WHAT IS NEEDED:
Start at the line holding "Clone this chart in Bokeh.", stop at the line holding "from bokeh.resources import INLINE", and repeat those lines exactly, both ends included; skip the pictures.

SUPPLIED INFORMATION:
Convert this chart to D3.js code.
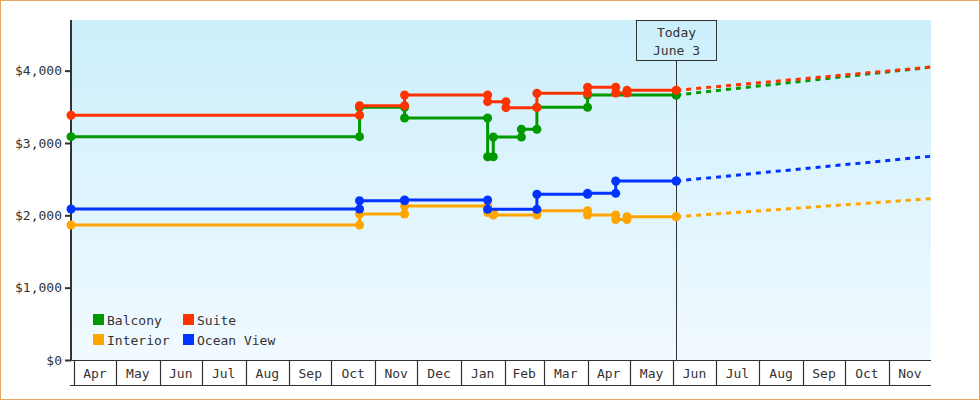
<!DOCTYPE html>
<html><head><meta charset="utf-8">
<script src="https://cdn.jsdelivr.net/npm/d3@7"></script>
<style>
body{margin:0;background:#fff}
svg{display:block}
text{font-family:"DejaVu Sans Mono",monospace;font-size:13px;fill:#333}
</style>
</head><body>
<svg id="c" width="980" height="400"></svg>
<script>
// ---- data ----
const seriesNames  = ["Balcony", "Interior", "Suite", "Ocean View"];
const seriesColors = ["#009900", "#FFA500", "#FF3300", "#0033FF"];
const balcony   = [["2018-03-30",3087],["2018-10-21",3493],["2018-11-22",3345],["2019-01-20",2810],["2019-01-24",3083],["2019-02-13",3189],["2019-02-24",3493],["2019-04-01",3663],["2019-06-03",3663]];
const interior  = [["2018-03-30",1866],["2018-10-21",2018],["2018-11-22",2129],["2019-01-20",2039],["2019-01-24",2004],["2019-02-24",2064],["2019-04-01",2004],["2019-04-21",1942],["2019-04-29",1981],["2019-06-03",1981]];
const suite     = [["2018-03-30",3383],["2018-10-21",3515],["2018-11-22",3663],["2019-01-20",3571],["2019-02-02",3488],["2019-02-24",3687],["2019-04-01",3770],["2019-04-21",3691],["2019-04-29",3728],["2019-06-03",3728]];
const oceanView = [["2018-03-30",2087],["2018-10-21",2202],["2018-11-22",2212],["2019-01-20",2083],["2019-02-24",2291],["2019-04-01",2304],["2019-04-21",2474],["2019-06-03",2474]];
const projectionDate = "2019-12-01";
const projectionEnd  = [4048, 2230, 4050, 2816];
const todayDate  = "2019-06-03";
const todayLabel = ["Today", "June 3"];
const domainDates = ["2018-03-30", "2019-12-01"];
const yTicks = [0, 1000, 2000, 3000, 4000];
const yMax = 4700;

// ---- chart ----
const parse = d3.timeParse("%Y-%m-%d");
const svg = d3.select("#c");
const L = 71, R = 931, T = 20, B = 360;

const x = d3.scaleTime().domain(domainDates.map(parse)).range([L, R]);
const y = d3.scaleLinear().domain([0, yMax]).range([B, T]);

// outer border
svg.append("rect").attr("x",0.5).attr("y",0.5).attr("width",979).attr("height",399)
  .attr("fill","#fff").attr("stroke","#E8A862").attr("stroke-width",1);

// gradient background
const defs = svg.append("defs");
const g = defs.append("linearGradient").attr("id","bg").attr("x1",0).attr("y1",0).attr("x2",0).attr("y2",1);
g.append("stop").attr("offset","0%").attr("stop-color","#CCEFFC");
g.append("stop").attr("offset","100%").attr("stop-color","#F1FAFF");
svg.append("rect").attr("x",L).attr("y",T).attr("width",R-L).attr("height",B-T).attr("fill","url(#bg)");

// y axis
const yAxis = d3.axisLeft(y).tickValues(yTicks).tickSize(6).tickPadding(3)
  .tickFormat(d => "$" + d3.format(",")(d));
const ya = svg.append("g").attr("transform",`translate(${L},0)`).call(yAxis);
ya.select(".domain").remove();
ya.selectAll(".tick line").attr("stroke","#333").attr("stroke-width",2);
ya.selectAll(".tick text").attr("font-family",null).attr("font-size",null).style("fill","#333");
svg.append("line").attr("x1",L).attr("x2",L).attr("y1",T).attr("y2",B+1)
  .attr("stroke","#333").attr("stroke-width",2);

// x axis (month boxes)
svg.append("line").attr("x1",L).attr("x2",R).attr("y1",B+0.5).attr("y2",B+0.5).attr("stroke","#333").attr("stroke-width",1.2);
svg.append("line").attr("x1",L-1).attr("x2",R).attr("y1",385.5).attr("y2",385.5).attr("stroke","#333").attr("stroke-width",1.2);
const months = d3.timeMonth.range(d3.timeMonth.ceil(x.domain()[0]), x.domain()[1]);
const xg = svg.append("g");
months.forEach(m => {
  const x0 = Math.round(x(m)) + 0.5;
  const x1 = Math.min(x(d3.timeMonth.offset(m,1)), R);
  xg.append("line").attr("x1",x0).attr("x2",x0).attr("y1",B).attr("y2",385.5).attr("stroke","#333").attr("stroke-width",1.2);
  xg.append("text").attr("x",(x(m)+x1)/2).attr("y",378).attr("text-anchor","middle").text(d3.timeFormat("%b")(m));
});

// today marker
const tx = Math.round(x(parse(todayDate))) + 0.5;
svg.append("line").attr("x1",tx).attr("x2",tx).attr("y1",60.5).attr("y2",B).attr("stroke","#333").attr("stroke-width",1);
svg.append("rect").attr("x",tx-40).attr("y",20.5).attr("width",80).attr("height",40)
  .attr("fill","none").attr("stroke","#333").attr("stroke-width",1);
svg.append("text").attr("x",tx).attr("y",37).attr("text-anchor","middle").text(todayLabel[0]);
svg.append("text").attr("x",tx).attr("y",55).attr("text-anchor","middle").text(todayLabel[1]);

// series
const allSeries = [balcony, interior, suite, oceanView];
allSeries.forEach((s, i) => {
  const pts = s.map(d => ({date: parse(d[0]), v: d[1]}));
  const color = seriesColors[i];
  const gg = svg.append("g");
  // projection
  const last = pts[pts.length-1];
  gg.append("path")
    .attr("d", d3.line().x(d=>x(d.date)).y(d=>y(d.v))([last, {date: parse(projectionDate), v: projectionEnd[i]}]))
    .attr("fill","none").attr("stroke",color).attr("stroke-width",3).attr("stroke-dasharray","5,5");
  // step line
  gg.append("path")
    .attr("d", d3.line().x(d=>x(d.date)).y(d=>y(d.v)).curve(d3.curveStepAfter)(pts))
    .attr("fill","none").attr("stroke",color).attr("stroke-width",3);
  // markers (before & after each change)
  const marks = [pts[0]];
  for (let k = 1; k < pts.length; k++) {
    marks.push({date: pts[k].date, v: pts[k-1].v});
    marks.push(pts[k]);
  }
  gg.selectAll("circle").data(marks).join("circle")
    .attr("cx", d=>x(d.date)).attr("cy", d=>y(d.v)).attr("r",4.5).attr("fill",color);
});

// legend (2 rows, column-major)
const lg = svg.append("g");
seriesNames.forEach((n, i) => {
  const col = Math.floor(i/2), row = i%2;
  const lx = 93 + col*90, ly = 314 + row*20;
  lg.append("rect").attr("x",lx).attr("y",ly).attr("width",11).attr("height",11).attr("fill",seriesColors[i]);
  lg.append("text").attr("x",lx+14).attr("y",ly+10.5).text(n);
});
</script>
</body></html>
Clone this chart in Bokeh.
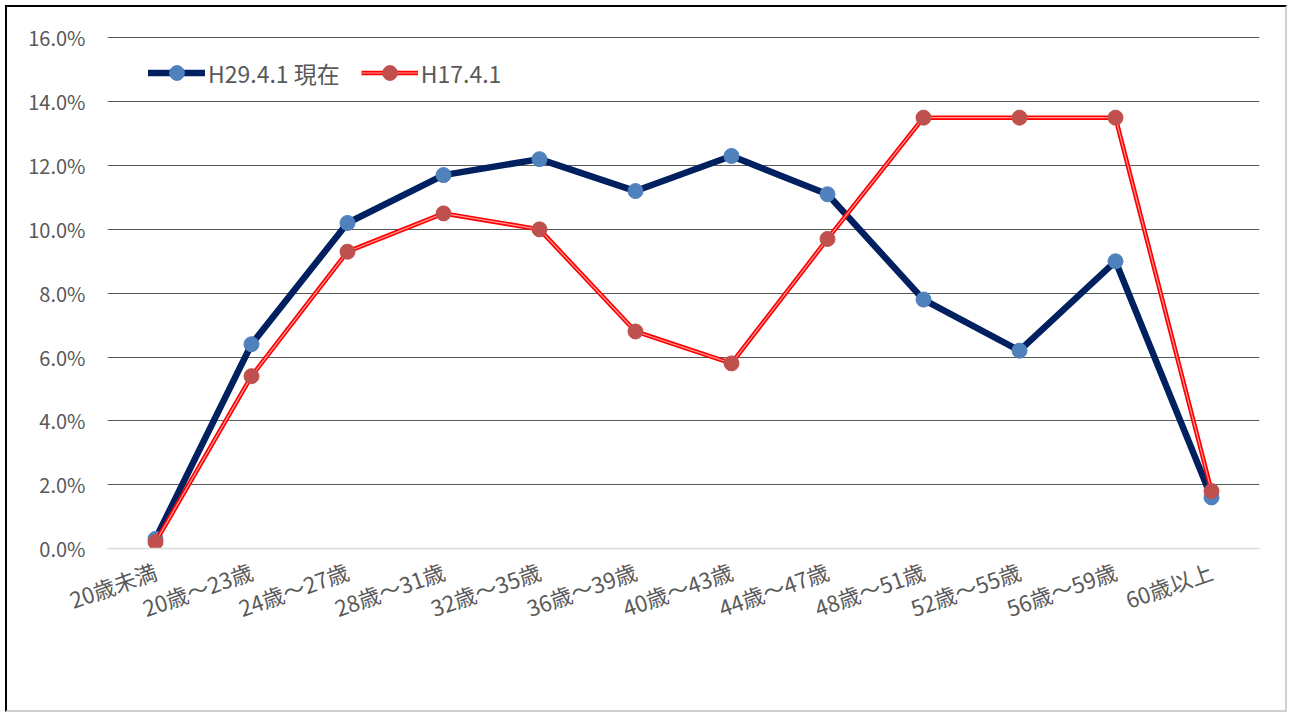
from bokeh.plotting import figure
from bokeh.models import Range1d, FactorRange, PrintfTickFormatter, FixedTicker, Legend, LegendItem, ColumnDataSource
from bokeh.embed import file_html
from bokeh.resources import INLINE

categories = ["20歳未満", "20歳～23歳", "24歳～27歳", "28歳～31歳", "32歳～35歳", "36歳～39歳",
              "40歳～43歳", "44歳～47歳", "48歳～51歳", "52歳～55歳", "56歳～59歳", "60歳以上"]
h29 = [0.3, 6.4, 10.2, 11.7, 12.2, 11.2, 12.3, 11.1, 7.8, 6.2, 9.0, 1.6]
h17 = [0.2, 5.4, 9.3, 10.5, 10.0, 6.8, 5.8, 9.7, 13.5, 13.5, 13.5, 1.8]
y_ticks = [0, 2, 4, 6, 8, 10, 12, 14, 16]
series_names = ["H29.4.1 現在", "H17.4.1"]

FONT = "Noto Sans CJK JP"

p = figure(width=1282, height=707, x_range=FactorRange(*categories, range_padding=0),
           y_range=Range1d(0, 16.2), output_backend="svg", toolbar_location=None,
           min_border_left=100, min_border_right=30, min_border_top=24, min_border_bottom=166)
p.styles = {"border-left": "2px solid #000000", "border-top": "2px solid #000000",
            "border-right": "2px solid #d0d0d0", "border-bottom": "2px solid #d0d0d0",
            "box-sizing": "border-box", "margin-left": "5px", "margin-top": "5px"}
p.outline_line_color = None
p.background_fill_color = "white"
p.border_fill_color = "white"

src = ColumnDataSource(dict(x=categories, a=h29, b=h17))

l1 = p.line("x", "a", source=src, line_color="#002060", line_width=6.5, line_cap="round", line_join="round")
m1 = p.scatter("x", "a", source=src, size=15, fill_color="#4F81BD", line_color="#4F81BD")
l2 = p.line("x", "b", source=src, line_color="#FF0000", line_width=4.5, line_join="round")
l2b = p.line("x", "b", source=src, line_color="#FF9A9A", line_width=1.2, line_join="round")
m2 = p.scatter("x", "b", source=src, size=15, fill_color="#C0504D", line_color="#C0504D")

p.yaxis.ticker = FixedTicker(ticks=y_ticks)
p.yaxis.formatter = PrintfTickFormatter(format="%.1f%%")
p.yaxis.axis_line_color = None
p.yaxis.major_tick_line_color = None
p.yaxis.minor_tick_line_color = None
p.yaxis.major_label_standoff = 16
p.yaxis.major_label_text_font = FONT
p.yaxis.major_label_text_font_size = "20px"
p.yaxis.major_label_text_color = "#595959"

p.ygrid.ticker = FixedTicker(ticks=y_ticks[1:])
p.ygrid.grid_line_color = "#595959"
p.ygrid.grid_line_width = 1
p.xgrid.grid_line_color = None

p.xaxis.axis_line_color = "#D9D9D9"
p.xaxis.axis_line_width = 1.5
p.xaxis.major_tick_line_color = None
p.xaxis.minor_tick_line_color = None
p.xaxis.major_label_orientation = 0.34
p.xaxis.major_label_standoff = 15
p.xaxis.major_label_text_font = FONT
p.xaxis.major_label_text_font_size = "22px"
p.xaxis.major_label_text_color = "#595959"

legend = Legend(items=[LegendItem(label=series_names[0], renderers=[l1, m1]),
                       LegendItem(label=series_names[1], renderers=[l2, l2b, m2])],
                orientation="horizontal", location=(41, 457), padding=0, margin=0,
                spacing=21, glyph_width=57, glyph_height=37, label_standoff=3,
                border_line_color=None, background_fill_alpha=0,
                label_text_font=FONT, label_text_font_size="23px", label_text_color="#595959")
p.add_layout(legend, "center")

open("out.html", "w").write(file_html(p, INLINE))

EXERCISE ANSWER:
Clone this chart in Bokeh.
from bokeh.plotting import figure
from bokeh.models import Range1d, FactorRange, PrintfTickFormatter, FixedTicker, Legend, LegendItem, ColumnDataSource
from bokeh.embed import file_html
from bokeh.resources import INLINE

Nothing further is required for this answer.